Yikes, eHarmony might actually lose. (Not "WILL"... but "might" - I don't want to get into legal analysis right now and get into Dale v. Boy Scouts and yadda yadda, so let's just leave it at that.) If so, it wouldn't be a huge victory for gays and lesbians; instead, it would be a huge victory for lawyers. (And what self-respecting gay or lez would willingly pay money to utilize a service created by a fundie, and a service that is ripping off our straight brothers and sisters everywhere with its ridiculous patented matching formula? Kids, just because it's patented doesn't mean it will bring about results!) Yes, I'm all about equal access, but this lawsuit is nothing more than a fight for the chance to be defrauded by a rich old snake-oil salesman fundie. If you want a chance to flush $35 a month down the toilet, just walk into the nearest bathroom, take $35 out of your wallet and throw it into the bowl. Then do it again next month. Rinse. Lather. Repeat.

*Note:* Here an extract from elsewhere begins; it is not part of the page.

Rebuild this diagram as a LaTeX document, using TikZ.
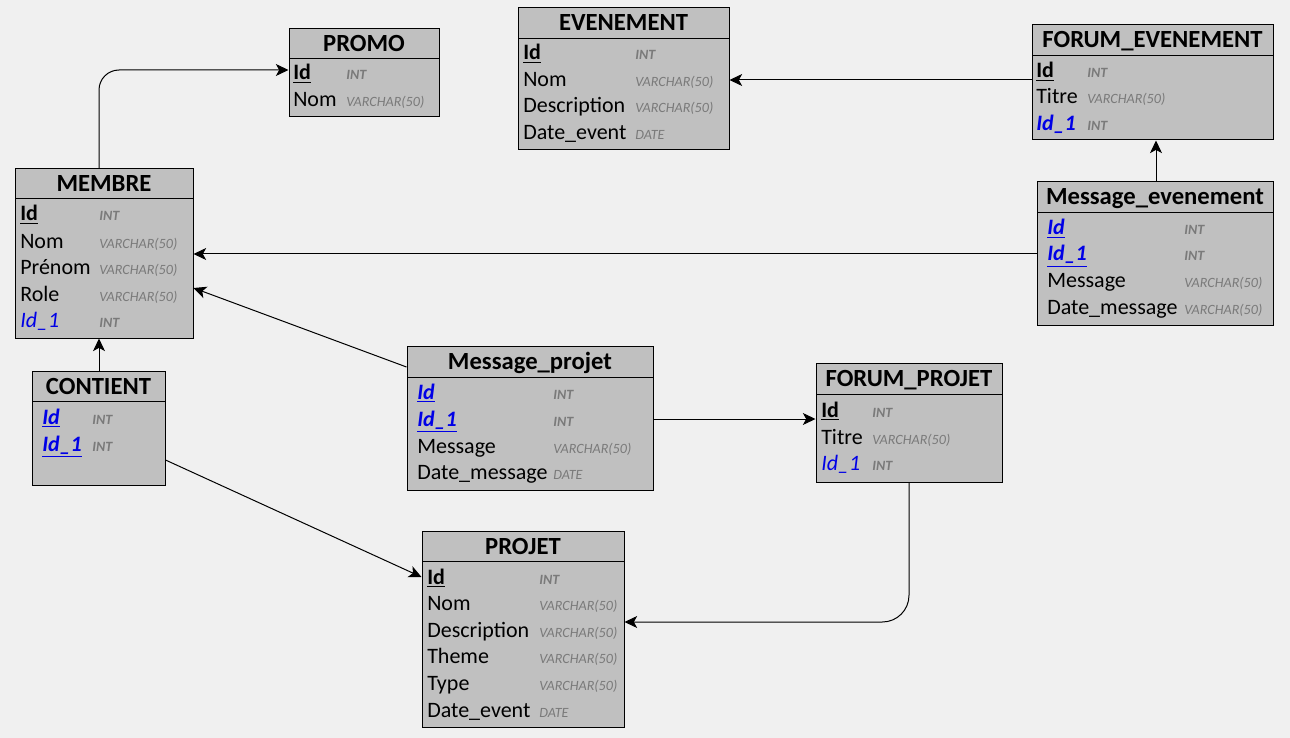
\documentclass[tikz,border=0pt]{standalone}
\usepackage{fontspec}
\setmainfont{Carlito}
\usetikzlibrary{arrows.meta,fit,calc}
\definecolor{bgc}{HTML}{F0F0F0}
\definecolor{boxc}{HTML}{C0C0C0}
\definecolor{typc}{HTML}{7A7A7A}
\definecolor{fkc}{HTML}{0000E6}
\tikzset{
  tablebox/.style={draw=black, fill=boxc, line width=0.75pt, inner sep=0pt},
  ttl/.style={font=\fontsize{18.5}{22}\selectfont\bfseries, anchor=base, inner sep=0pt},
  fld/.style={font=\fontsize{16.5}{19}\selectfont, anchor=base west, inner sep=0pt},
  typ/.style={font=\fontsize{10.6}{12}\selectfont\itshape, text=typc, anchor=base west, inner sep=0pt},
  link/.style={draw=black, line width=0.75pt, -{Stealth[length=9.5pt,width=9pt,inset=2.5pt]}},
  sepline/.style={draw=black, line width=0.75pt}
}
\newcommand\ertable[7]{%
  \coordinate (#1-nw) at (#2,#3);
  \coordinate (#1-se) at (#4,#5);
  \node[tablebox, fit=(#1-nw)(#1-se)] (#1) {};
  \node[ttl] (#1-title) at ({(#2+#4)/2},{#3+23}) {#6};
  \draw[sepline] (#2,#7) -- (#4,#7);
}
\newcommand\errow[7]{%
  \node[fld] (#1-n#2) at (#3,{#5+7}) {#6};
  \node[typ] (#1-t#2) at (#4,{#5+7}) {#7};
}
\newcommand\erpk[1]{\textbf{\underline{#1}}}
\newcommand\erfk[1]{\textcolor{fkc}{\textit{#1}}}
\newcommand\erfkb[1]{\textcolor{fkc}{\textbf{\textit{#1}}}}
\newcommand\erpfk[1]{\textcolor{fkc}{\textbf{\textit{\underline{#1}}}}}
\newcommand\tint{\textbf{INT}}
\newcommand\tvc{VARCHAR(50)}
\newcommand\tdate{DATE}
\begin{document}
\begin{tikzpicture}[x=0.75pt, y=-0.75pt]
\useasboundingbox (0,0) rectangle (1290,738);
\fill[bgc] (0,0) rectangle (1290,738);

% PROMO
\ertable{promo}{289}{29}{439}{117}{PROMO}{59}
\errow{promo}{1}{293}{346}{73}{\erpk{Id}}{\tint}
\errow{promo}{2}{293}{346}{100}{Nom}{\tvc}

% EVENEMENT
\ertable{evt}{518}{8}{729}{150}{EVENEMENT}{39}
\errow{evt}{1}{523}{635}{53}{\erpk{Id}}{\tint}
\errow{evt}{2}{523}{635}{80}{Nom}{\tvc}
\errow{evt}{3}{523}{635}{106}{Description}{\tvc}
\errow{evt}{4}{523}{635}{133}{Date\_event}{\tdate}

% FORUM_EVENEMENT
\ertable{fevt}{1032}{25}{1273}{140}{FORUM\_EVENEMENT}{56}
\errow{fevt}{1}{1036}{1087}{71}{\erpk{Id}}{\tint}
\errow{fevt}{2}{1036}{1087}{97}{Titre}{\tvc}
\errow{fevt}{3}{1036}{1087}{124}{\erfkb{Id\_1}}{\tint}

% Message_evenement
\ertable{mevt}{1037}{182}{1273}{326}{Message\_evenement}{213}
\errow{mevt}{1}{1047}{1184}{228}{\erpfk{Id}}{\tint}
\errow{mevt}{2}{1047}{1184}{254}{\erpfk{Id\_1}}{\tint}
\errow{mevt}{3}{1047}{1184}{281}{Message}{\tvc}
\errow{mevt}{4}{1047}{1184}{308}{Date\_message}{\tvc}

% MEMBRE
\ertable{membre}{15}{169}{193}{338}{MEMBRE}{199}
\errow{membre}{1}{20}{99}{214}{\erpk{Id}}{\tint}
\errow{membre}{2}{20}{99}{241}{Nom}{\tvc}
\errow{membre}{3}{20}{99}{268}{Prénom}{\tvc}
\errow{membre}{4}{20}{99}{294}{Role}{\tvc}
\errow{membre}{5}{20}{99}{321}{\erfk{Id\_1}}{\tint}

% CONTIENT
\ertable{contient}{32}{371}{165}{485}{CONTIENT}{401}
\errow{contient}{1}{42}{92}{417}{\erpfk{Id}}{\tint}
\errow{contient}{2}{42}{92}{444}{\erpfk{Id\_1}}{\tint}

% Message_projet
\ertable{mproj}{407}{346}{653}{490}{Message\_projet}{377}
\errow{mproj}{1}{417}{553}{392}{\erpfk{Id}}{\tint}
\errow{mproj}{2}{417}{553}{419}{\erpfk{Id\_1}}{\tint}
\errow{mproj}{3}{417}{553}{446}{Message}{\tvc}
\errow{mproj}{4}{417}{553}{472}{Date\_message}{\tdate}

% FORUM_PROJET
\ertable{fproj}{816}{363}{1002}{482}{FORUM\_PROJET}{394}
\errow{fproj}{1}{821}{872}{410}{\erpk{Id}}{\tint}
\errow{fproj}{2}{821}{872}{437}{Titre}{\tvc}
\errow{fproj}{3}{821}{872}{463}{\erfk{Id\_1}}{\tint}

% PROJET
\ertable{projet}{422}{531}{624}{727}{PROJET}{561}
\errow{projet}{1}{427}{539}{577}{\erpk{Id}}{\tint}
\errow{projet}{2}{427}{539}{603}{Nom}{\tvc}
\errow{projet}{3}{427}{539}{630}{Description}{\tvc}
\errow{projet}{4}{427}{539}{656}{Theme}{\tvc}
\errow{projet}{5}{427}{539}{683}{Type}{\tvc}
\errow{projet}{6}{427}{539}{710}{Date\_event}{\tdate}

% connectors
\draw[link, rounded corners=15pt] (membre.north -| 99,0) |- (promo.west |- 0,70);
\draw[link] (fevt.west |- 0,80) -- (evt.east |- 0,80);
\draw[link] (mevt.north -| 1156,0) -- (fevt.south -| 1156,0);
\draw[link] (mevt.west |- 0,254) -- (membre.east |- 0,254);
\draw[link] (mproj.west |- 0,367) -- (membre.east |- 0,288);
\draw[link] (contient.north -| 99,0) -- (membre.south -| 99,0);
\draw[link] (contient.east |- 0,460) -- (projet.west |- 0,577);
\draw[link] (mproj.east |- 0,419) -- (fproj.west |- 0,419);
\draw[link, rounded corners=20pt] (fproj.south -| 909,0) |- (projet.east |- 0,622);
\end{tikzpicture}
\end{document}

A better solution would have been telling your straight friends to boycott the service. Make the fuckers LOSE money.

However, the buzz on JdUnderground seems to indicate that California has an oversupply of underutilized / unemployed and student loan-strapped attorneys. California also has an abundance of e-businesses incorporated in the state. (And with the far-reaching nature of the Internet, this statute would cover out-of-state internet corporations doing business with California's customers - anyone who runs an interactive website who actively does business with and derives revenue from California residents could be subject to suit!)

If e-businesses in any jurisdiction that targets Californians could be sued under California's civil rights statute, imagine all the lawsuits that could fly right and left!

Hurrah! Never fear! Employment is on the way!

Update: Arizona internet business told to stop accepting business from Californians.